A operação hermenêutica como traduzir, é semelhante a Hermes a mediação entre dois mundos: o do autor e do leitor, essa mediação assume estatuto mais complexo quando o mundo do primeiro (o que há de ser traduzido) está sistematizado sob signos linguísticos diferentes dos do intérprete (nexos vivenciais).

Isso fica-nos claro, por exemplo, se tomarmos no caso da língua portuguesa a palavra “saudade”, considerada a 7ª palavra mais difícil de ser traduzida, como traduzi-la para outra língua, se essa só é conhecida em galego e português? No inglês, talvez usássemos miss “I miss you”, ou ainda, homesick “falta do lar”, mas ambos não traduzem a totalidade que a palavra saudade quer significar em nosso idioma, além do mais há inúmeros tradutores que não concordam com o uso dessas palavras para traduzir saudade, optando por não traduzi-la, mas apresenta-la se preciso for na explicação.

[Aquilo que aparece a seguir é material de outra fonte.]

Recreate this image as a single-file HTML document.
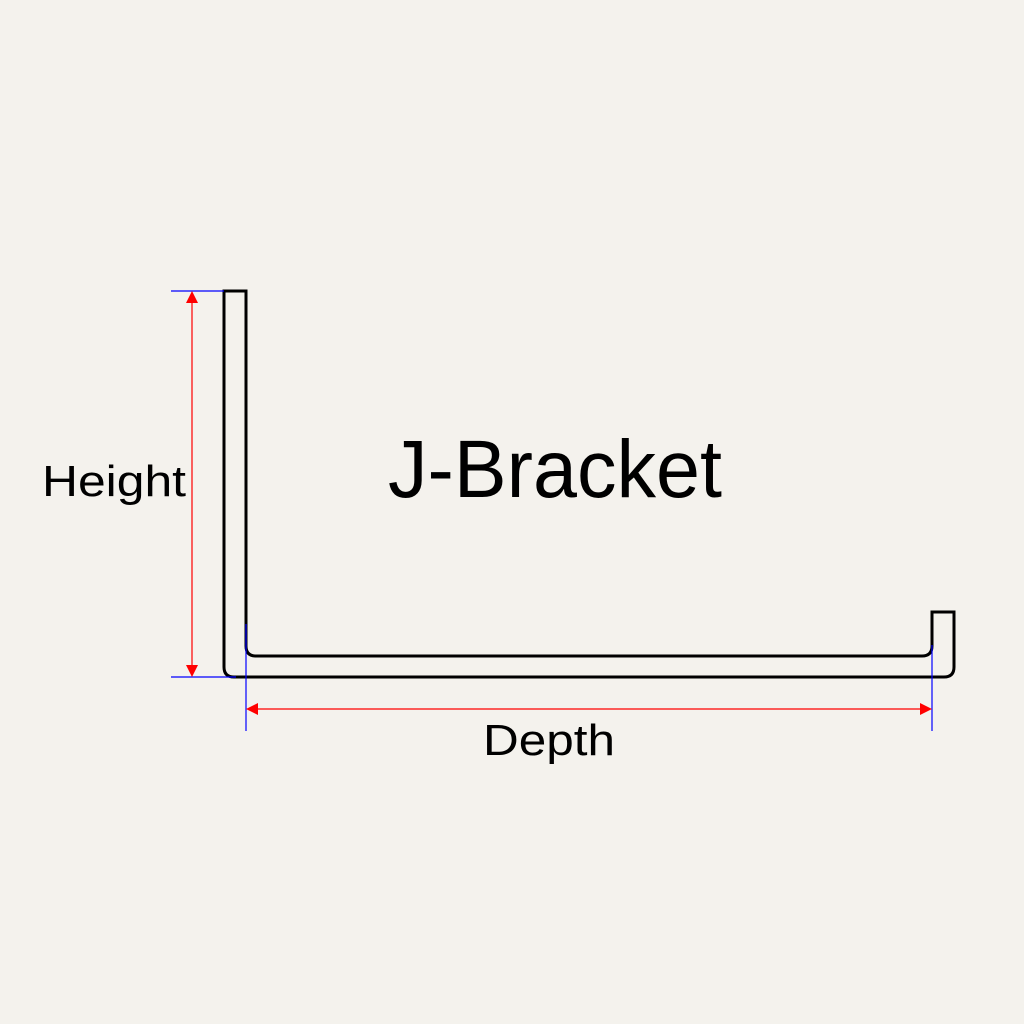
<!DOCTYPE html>
<html><head><style>html,body{margin:0;padding:0;background:#f4f2ed;}svg{display:block}</style></head>
<body>
<svg width="1024" height="1024" viewBox="0 0 1024 1024" xmlns="http://www.w3.org/2000/svg">
<rect width="1024" height="1024" fill="#f4f2ed"/>
<path d="M224,291 H246 V646 Q246,656 256,656 H922 Q932,656 932,646 V612 H954 V667 Q954,677 944,677 H234 Q224,677 224,667 Z" fill="none" stroke="#000" stroke-width="3" stroke-linejoin="miter"/>
<g stroke="#0000ff" stroke-width="1.2">
<line x1="171" y1="291" x2="224" y2="291"/>
<line x1="171" y1="677" x2="236" y2="677"/>
<line x1="246" y1="624" x2="246" y2="731"/>
<line x1="932" y1="645" x2="932" y2="731"/>
</g>
<g stroke="#ff0000" stroke-width="1.2">
<line x1="192" y1="300" x2="192" y2="668"/>
<line x1="255" y1="709" x2="923" y2="709"/>
</g>
<g fill="#ff0000">
<polygon points="192,291 186,303 198,303"/>
<polygon points="192,677 186,665 198,665"/>
<polygon points="246,709 258,703 258,715"/>
<polygon points="932,709 920,703 920,715"/>
</g>
<g font-family="Liberation Sans, sans-serif" fill="#000">
<text x="388" y="497" font-size="82" textLength="334" lengthAdjust="spacingAndGlyphs">J-Bracket</text>
<text x="42" y="496" font-size="44" textLength="144" lengthAdjust="spacingAndGlyphs">Height</text>
<text x="483" y="755" font-size="44" textLength="132" lengthAdjust="spacingAndGlyphs">Depth</text>
</g>
</svg>
</body></html>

A própria língua tem sua interpretação, que pode ou não ser similar às de outras línguas uma vez que é repositório de experiências culturais próprias dum povo. Desse modo, a compreensão passa não somente pelo dizer e explicar, mas também pelo traduzir para uma linguagem atual levando em conta não só a língua, mas também a oralidade, o contexto histórico e seus nuances ao longo da história, daí reportarmo-nos à própria filologia como procedimento auxiliar nesse tríplice processo de compreensão hermenêutica.

Referências Bibliográficas

CORETH, Emerich. Questões Fundamentais de Hermenêutica. São Paulo: EDUSP, 1973.

GRONDIN, Jean. Introdução à hermenêutica filosófica. Trad. Benn Dischinger. São Lopoldo: Ed. Unissinos, 1999.



PALMER, Richard. Hermenêutica. Lisboa: Ed. 70, 1986.